Provided records ->

- - - -

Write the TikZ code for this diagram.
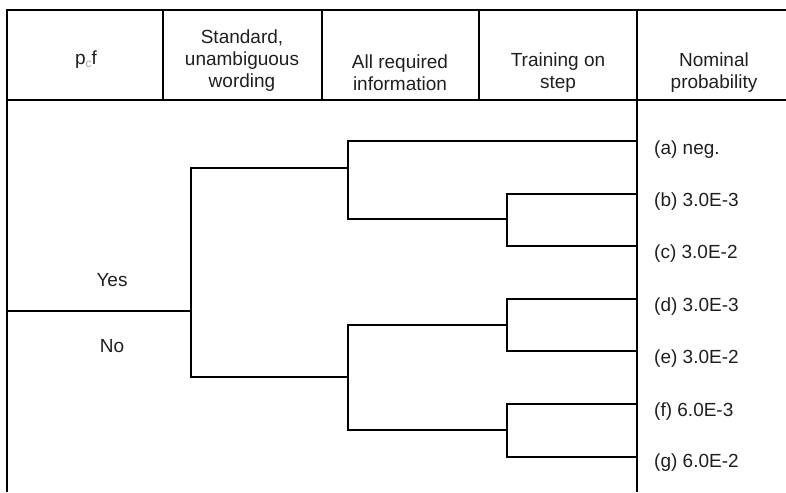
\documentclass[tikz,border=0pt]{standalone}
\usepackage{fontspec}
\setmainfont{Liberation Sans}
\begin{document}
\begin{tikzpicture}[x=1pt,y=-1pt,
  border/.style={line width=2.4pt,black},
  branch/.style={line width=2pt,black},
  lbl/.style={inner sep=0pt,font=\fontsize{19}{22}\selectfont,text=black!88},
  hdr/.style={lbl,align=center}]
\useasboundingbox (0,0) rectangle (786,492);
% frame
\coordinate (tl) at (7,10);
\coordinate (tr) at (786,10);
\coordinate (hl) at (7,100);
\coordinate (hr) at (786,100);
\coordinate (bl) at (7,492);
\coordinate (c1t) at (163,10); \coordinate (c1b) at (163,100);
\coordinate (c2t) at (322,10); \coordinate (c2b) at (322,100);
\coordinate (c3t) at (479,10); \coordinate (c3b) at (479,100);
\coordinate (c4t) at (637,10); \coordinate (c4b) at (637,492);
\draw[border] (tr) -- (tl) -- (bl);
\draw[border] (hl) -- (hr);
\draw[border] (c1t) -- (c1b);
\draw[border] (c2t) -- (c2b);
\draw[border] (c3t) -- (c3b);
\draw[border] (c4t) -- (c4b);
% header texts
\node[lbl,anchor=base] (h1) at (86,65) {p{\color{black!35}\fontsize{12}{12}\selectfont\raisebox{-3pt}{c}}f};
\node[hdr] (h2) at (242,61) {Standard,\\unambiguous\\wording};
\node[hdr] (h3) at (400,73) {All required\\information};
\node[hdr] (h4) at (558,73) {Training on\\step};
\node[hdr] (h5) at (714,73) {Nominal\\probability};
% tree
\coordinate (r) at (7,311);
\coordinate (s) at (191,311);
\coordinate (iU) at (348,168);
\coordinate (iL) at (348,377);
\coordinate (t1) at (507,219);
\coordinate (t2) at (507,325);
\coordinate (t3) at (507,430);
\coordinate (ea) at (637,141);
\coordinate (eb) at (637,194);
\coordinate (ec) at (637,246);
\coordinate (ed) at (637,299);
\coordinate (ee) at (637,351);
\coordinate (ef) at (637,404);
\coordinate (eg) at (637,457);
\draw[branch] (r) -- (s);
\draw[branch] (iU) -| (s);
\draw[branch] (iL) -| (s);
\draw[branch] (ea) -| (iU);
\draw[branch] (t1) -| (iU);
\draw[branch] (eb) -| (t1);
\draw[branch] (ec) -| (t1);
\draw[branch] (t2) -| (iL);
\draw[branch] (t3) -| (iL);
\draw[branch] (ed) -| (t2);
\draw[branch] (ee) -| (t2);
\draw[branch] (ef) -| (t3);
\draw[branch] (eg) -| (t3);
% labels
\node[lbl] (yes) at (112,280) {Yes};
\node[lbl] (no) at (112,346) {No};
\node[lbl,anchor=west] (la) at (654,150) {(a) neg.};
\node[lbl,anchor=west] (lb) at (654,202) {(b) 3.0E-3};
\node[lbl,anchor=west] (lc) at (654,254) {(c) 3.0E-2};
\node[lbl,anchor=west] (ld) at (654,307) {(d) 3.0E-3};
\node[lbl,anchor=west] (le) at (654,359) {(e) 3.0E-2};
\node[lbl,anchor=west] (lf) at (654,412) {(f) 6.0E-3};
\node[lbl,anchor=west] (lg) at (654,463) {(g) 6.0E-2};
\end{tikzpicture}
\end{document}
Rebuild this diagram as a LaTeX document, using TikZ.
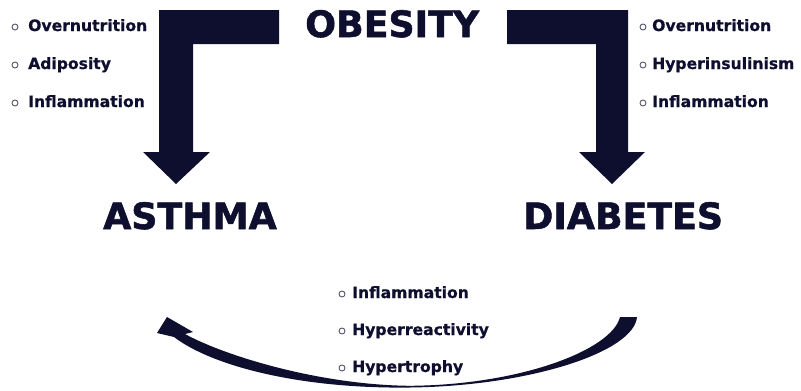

- - - -

Exercise requirements -> Pick out, from the lines above, every one that contains the string "this".

Task output ->
Write the TikZ code for this diagram.
Rebuild this diagram as a LaTeX document, using TikZ.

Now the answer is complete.